エコチル調査は、胎児期から小児期にかけての化学物質ばく露が子どもの健康に与える影響を解明するために、2010年度から全国で約10万組の親子を対象として環境省が実施している、大規模かつ長期にわたる出生コホート調査だ。さい帯血、血液、尿、母乳、乳歯などの生体試料を採取して保存・分析すると同時に、長期間の追跡調査も行い、子どもの健康と化学物質などの環境要因との関係についての調査を行っている。なお同調査の実働は環境研が中心機関となり、国立成育医療研究センターがメディカルサポートセンターを、そして日本各地で公募で選定された15の大学などが、各地域の調査拠点のユニットセンターとして活動中だ。

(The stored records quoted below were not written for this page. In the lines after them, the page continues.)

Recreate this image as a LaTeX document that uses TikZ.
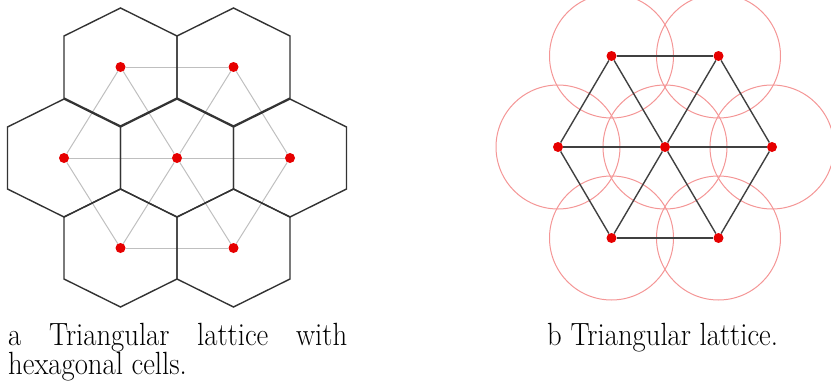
\documentclass[tikz,border=0pt]{standalone}
\usepackage{tikz}
\definecolor{sitered}{RGB}{230,0,0}
\definecolor{discred}{RGB}{244,150,150}
\begin{document}
\begin{tikzpicture}[x=1pt,y=-1pt,
        site/.style={circle,fill=sitered,inner sep=0pt,minimum size=10pt},
        cell/.style={draw=black!80,line width=1.4pt,line join=miter},
        bond/.style={draw=black!75,line width=1.4pt},
        faintbond/.style={draw=black!25,line width=1pt},
        disc/.style={draw=discred,line width=1pt},
        caption/.style={inner sep=0pt,font=\fontsize{28.7}{26.5}\selectfont,
            yscale=1.12,transform shape}]
    \useasboundingbox (0,0) rectangle (831,388);
    % a: lattice sites with hexagonal cells
    \foreach \name/\cx/\cy in {tl/120.5/67, tr/233.5/67, ml/64/158, c/177/158,
            mr/290/158, bl/120.5/248, br/233.5/248}
        \node[site] (h\name) at (\cx,\cy) {};
    \foreach \a/\b in {tl/tr, ml/c, c/mr, bl/br, tl/ml, ml/bl, tr/mr, mr/br,
            tl/c, c/br, tr/c, c/bl}
        \draw[faintbond] (h\a) -- (h\b);
    \foreach \cx/\cy in {120.5/67, 233.5/67, 64/158, 177/158, 290/158,
            120.5/248, 233.5/248}
        \draw[cell] (\cx,\cy-59) -- (\cx+56.5,\cy-31) -- (\cx+56.5,\cy+31)
            -- (\cx,\cy+59) -- (\cx-56.5,\cy+31) -- (\cx-56.5,\cy-31) -- cycle;
    % b: triangular lattice with coverage discs
    \foreach \name/\cx/\cy in {tl/611.5/56, tr/718.5/56, ml/558/147, c/665/147,
            mr/772/147, bl/611.5/238, br/718.5/238}
        \node[site] (t\name) at (\cx,\cy) {};
    \foreach \name in {tl, tr, ml, c, mr, bl, br}
        \draw[disc] (t\name) circle[radius=62];
    \foreach \a/\b in {tl/tr, ml/c, c/mr, bl/br, tl/ml, ml/bl, tr/mr, mr/br,
            tl/c, c/br, tr/c, c/bl}
        \draw[bond] (t\a) -- (t\b);
    % captions
    \node[caption,text width=339pt,align=justify,anchor=base west] (capa)
        at (8,345) {a Triangular lattice with \mbox{hexagonal} cells.};
    \node[caption,anchor=base west] (capb) at (547,345) {b Triangular lattice.};
\end{tikzpicture}
\end{document}
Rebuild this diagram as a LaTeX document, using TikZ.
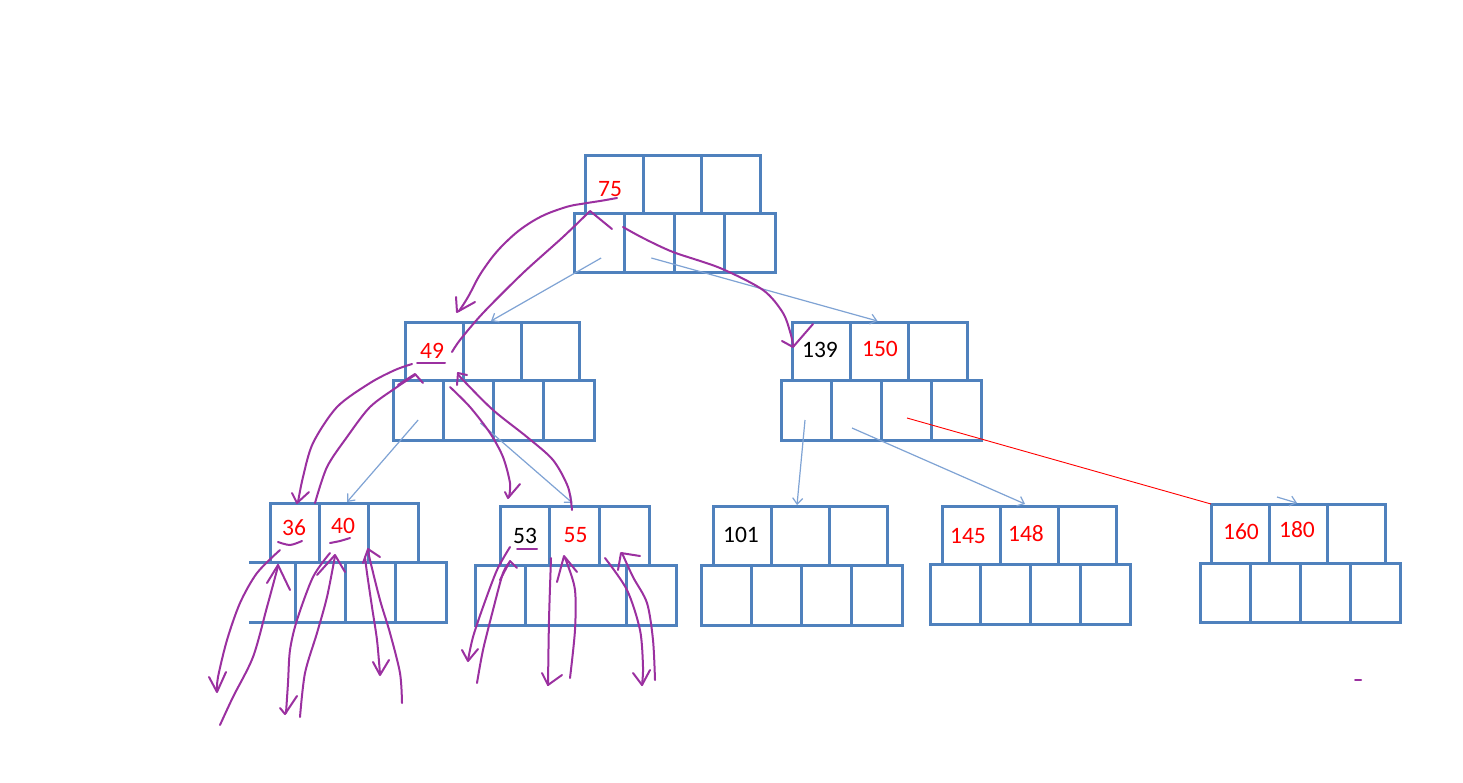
\documentclass[tikz,border=0pt]{standalone}
\usepackage{fontspec}
\setmainfont{Carlito}
\usetikzlibrary{arrows.meta,calc}
\definecolor{boxblue}{RGB}{79,129,189}
\definecolor{lightblue}{RGB}{127,163,212}
\definecolor{ink}{RGB}{155,48,160}
\definecolor{txtred}{RGB}{255,0,0}
\newcommand\cellrow[6]{%
  \pgfmathsetmacro\rowcw{(#3-#2)/#6}%
  \pgfmathsetmacro\rowch{#5-#4}%
  \foreach \i in {1,...,#6}{%
    \node[cell, minimum width=\rowcw pt, minimum height=\rowch pt] (#1-\i) at ({#2+(\i-0.5)*\rowcw},{(#4+#5)/2}) {};
  }}
\begin{document}
\begin{tikzpicture}[x=1pt,y=-1pt,
  cell/.style={draw=boxblue, line width=3pt, inner sep=0pt, outer sep=0pt},
  lbl/.style={font=\fontsize{23.5}{27}\selectfont, inner sep=0pt},
  redlbl/.style={lbl, text=txtred},
  ptr/.style={draw=lightblue, line width=1.2pt, -{Straight Barb[length=6pt,width=10pt]}},
  inkline/.style={draw=ink, line width=2pt, line cap=round, line join=round},
  redline/.style={draw=txtred, line width=0.9pt},
]
\fill[white] (0,0) rectangle (1463,782);
\useasboundingbox (0,0) rectangle (1463,782);

% ---- cells ----
\cellrow{rb}{574}{775}{213}{272}{4}
\cellrow{rt}{585}{760}{155}{213}{3}
\cellrow{lb}{393}{594}{380}{440}{4}
\cellrow{lt}{405}{579}{322}{380}{3}
\cellrow{mb}{781}{981}{380}{440}{4}
\cellrow{mt}{792}{967}{322}{380}{3}
\cellrow{ab}{295}{446}{562}{622}{3}
\draw[boxblue, line width=3pt] (ab-1.north west) -- ++(-46,0);
\draw[boxblue, line width=3pt] (ab-1.south west) -- ++(-46,0);
\cellrow{at}{270}{418}{503}{562}{3}
\node[cell, minimum width=50pt, minimum height=60pt] (bb-1) at (500,595) {};
\node[cell, minimum width=101pt, minimum height=60pt] (bb-2) at (575.5,595) {};
\node[cell, minimum width=50pt, minimum height=60pt] (bb-3) at (651,595) {};
\cellrow{bt}{500}{649}{506}{565}{3}
\cellrow{cb}{701}{902}{565}{625}{4}
\cellrow{ct}{713}{887}{506}{565}{3}
\cellrow{db}{930}{1130}{564}{624}{4}
\cellrow{dt}{942}{1116}{506}{564}{3}
\cellrow{eb}{1200}{1400}{563}{622}{4}
\cellrow{et}{1211}{1385}{504}{563}{3}

% ---- labels ----
\node[redlbl] (l75) at (610,189) {75};
\node[redlbl] (l49) at (432,351) {49};
\node[lbl] (l139) at (820,350) {139};
\node[redlbl] (l150) at (880,348.5) {150};
\node[redlbl] (l36) at (294,528) {36};
\node[redlbl] (l40) at (343,526) {40};
\node[lbl] (l53) at (525,535.5) {53};
\node[redlbl] (l55) at (575.5,535.5) {55};
\node[lbl] (l101) at (741,535) {101};
\node[redlbl] (l145) at (968,536) {145};
\node[redlbl] (l148) at (1026,534) {148};
\node[redlbl] (l160) at (1241,532) {160};
\node[redlbl] (l180) at (1297,530) {180};

% ---- pointer arrows ----
\draw[ptr] ($(rb-1.center)+(2,15.5)$) -- ($(lt-2.north west)+(28,-1)$);
\draw[ptr] ($(rb-2.center)+(2,15.5)$) -- ($(mt-2.north)+(-2,-1)$);
\draw[ptr] ($(lb-1.center)+(0,10)$) -- ($(at-2.north)+(3,-1)$);
\draw[ptr] ($(lb-2.center)+(12,13)$) -- ($(bt-2.north)+(-2,-3)$);
\draw[ptr] ($(mb-1.center)+(-1,10)$) -- ($(ct-2.north west)+(26,-1)$);
\draw[ptr] ($(mb-2.center)+(-4,18)$) -- ($(dt-2.north)+(-4,-2)$);
\draw[ptr] ($(et-2.north)+(-21,-7)$) -- ($(et-2.north)+(-1,-1)$);
\draw[redline] ($(mb-3.center)+(1,8)$) -- (et-1.north west);

% ---- handwritten ink ----
\draw[inkline] plot[smooth, tension=0.7] coordinates {(617,198) (600,201) (587,203) (563,208) (533,221) (505,243) (483,270) (468,297) (459,311)};
\draw[inkline] (456,297) -- (457,312) -- (475,302);
\draw[inkline] plot[smooth] coordinates {(452,352) (460,340) (483,313) (523,273) (563,237) (590,211)} -- (612,229);
\draw[inkline] plot[smooth] coordinates {(623,227) (643,238) (673,252) (720,268) (763,290) (783,313) (791,335) (793,346)};
\draw[inkline] (782,341) -- (793,347) -- (813,324);
\draw[inkline] plot[smooth] coordinates {(412,364) (395,370) (370,383) (337,407) (313,443) (303,477) (298,502)};
\draw[inkline] (292,493) -- (297,503) -- (309,492);
\draw[inkline] plot[smooth] coordinates {(315,503) (327,467) (347,437) (370,407) (397,387) (415,375)};
\draw[inkline] (398,385) -- (415,374) -- (423,383);
\draw[inkline] plot[smooth] coordinates {(450,387) (470,407) (490,433) (503,457) (510,483) (509,497)};
\draw[inkline] (505,492) -- (508,498) -- (520,484);
\draw[inkline] plot[smooth] coordinates {(572,510) (568,487) (553,460) (527,437) (493,410) (463,380) (458,374)};
\draw[inkline] (457,385) -- (458,373) -- (467,375);
\draw[inkline] (417,363) -- (445,363);
% node A
\draw[inkline] plot[smooth] coordinates {(278,542) (290,545) (302,541)};
\draw[inkline] plot[smooth] coordinates {(330,543) (340,541) (350,538)};
\draw[inkline] plot[smooth] coordinates {(280,550) (257,573) (240,603) (227,640) (218,677) (217,691)};
\draw[inkline] (209,677) -- (217,692) -- (226,672);
\draw[inkline] plot[smooth] coordinates {(220,725) (233,697) (253,657) (267,607) (277,570) (278,565)};
\draw[inkline] (267,583) -- (278,565) -- (290,590);
\draw[inkline] plot[smooth] coordinates {(330,553) (313,577) (297,620) (290,650) (288,683) (286,713)};
\draw[inkline] (280,708) -- (285,714) -- (297,696);
\draw[inkline] plot[smooth] coordinates {(300,717) (305,673) (317,633) (327,597) (335,556)};
\draw[inkline] (317,575) -- (335,555) -- (345,572);
\draw[inkline] plot[smooth] coordinates {(365,557) (367,573) (372,607) (377,640) (380,674)};
\draw[inkline] (373,662) -- (380,675) -- (389,660);
\draw[inkline] plot[smooth] coordinates {(402,703) (400,673) (390,633) (380,600) (370,560) (368,550)};
\draw[inkline] (363,563) -- (368,549) -- (380,557);
% node B
\draw[inkline] (517,549) -- (537,549);
\draw[inkline] plot[smooth] coordinates {(510,547) (497,570) (483,607) (473,637) (468,660)};
\draw[inkline] (462,650) -- (468,661) -- (478,649);
\draw[inkline] plot[smooth] coordinates {(477,683) (483,650) (493,610) (503,573) (510,562)};
\draw[inkline] (500,580) -- (510,561) -- (517,568);
\draw[inkline] plot[smooth] coordinates {(551,558) (549,620) (548,685)};
\draw[inkline] (542,673) -- (548,685) -- (562,675);
\draw[inkline] plot[smooth] coordinates {(570,678) (575,630) (575,590) (567,563) (564,557)};
\draw[inkline] (557,582) -- (564,556) -- (577,572);
\draw[inkline] plot[smooth] coordinates {(605,558) (627,590) (640,630) (643,667) (642,685)};
\draw[inkline] (633,673) -- (642,685) -- (650,670);
\draw[inkline] plot[smooth] coordinates {(655,680) (653,640) (647,603) (633,577) (622,553)};
\draw[inkline] (618,570) -- (621,553) -- (640,556);
\draw[inkline] (1355,680) -- (1361,680);
\end{tikzpicture}
\end{document}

ぜん息は、せきやぜん鳴(気管や気管支が狭くなるなど、呼吸の際に「ヒューヒュー」や「ゼーゼー」という音がする状態)を生じる、小児において珍しくない疾患の1つだ。このぜん息のリスク因子の1つになるとして考えられているのが、妊娠中の母親や、出産後の子ども自身が化学物質にばく露されることである。

身の回りで使用されている化学物質のうち、PFASは炭素とフッ素の結合を含む有機化合物のことで、細かくは幾種類あるものの、それらはまとめてPFASとして扱われている。PFASはすでに免疫系への影響を生じることが知られていたが、そのばく露と小児のぜん息症状の有無との関連はこれまで明確にはわかっておらず、ヒトを対象とした研究でも結果が一致していなかったという。そこで研究チームは今回、母親の妊娠前期の血中PFAS濃度と、生まれた子どもの4歳時におけるぜん鳴およびぜん息症状の有無との関連を、疫学的な手法を用いて調べたとする。

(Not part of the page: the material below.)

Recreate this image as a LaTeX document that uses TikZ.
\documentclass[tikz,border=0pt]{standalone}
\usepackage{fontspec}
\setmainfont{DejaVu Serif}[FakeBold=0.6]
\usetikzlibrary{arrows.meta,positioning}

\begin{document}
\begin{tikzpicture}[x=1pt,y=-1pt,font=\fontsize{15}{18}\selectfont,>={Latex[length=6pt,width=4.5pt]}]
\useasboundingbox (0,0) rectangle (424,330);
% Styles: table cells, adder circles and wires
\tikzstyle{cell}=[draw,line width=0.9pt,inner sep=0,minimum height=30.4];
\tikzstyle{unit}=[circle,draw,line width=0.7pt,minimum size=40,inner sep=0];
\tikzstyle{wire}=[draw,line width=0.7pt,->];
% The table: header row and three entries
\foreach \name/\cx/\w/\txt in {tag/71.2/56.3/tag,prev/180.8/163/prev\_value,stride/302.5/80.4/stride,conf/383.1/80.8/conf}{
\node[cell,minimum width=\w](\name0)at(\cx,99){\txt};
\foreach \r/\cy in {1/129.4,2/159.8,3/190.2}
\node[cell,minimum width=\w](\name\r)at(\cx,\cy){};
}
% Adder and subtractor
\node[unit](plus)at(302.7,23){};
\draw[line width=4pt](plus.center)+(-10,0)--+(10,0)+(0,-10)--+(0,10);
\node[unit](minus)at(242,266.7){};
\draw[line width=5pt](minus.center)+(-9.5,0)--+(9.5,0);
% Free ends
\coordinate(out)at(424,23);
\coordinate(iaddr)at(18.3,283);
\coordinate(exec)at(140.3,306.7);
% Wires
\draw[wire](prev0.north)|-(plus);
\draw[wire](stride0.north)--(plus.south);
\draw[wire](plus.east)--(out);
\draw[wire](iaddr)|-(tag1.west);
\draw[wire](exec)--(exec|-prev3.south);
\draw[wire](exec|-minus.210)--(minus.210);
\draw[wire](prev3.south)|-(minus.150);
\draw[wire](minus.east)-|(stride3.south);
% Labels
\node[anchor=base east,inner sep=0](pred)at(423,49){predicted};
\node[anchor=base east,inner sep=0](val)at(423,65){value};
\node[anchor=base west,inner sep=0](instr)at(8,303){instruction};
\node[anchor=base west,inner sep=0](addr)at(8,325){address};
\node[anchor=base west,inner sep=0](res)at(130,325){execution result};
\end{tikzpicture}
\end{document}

今回の研究では、エコチル調査に参加している約10万組の母子のうち、母親の妊娠中の血中PFAS濃度が測定されている約2万5000組のデータが用いられることとなった。そして最終的に、その中から今回の解析に必要なデータがそろった1万7856組のデータが利用された。

子どものぜん鳴およびぜん息症状の有無については、4歳時点での質問票の回答を用い、PFASについては、今回は6種類(PFOA、PFNA、PFDA、PFUnA、PFHxS、PFOS)を分析対象としたとのこと。子どものぜん息症状の有無の関連因子として考えられている母親の年齢、BMI、母親のぜん息、教育歴、喫煙歴、世帯収入、出産回数の影響も考慮した上で、母親の妊娠中の血中PFAS濃度と子どものぜん鳴およびぜん息症状の有無との関連について、複数の要因の影響を同時に考慮した上で関連を検討するための解析手法である「ロジスティック回帰分析」を用いて検討が行われた。

その結果、母親の妊娠中の血中PFAS濃度と子どものぜん鳴およびぜん息症状の有無との間に、明確な関連は確認できなかったといい、ばく露濃度と反応の関係を示す「ばく露反応曲線」は直線で、ほぼ平坦な直線が見られたとする。また、子どもの性別および母親のぜん息の有無による明確な関連の違いも見られなかった一方で、地域による関連の不均一性が見られたとのことだ。

今回の研究では、母親の妊娠中の血中PFAS濃度と子どものぜん鳴およびぜん息症状の有無との間に明確な関連は見られなかった。しかしこれで影響はあまりないといえるかというと、まだそうとは断定できないとのことで、研究チームは長期的な影響について今後の研究が必要としている。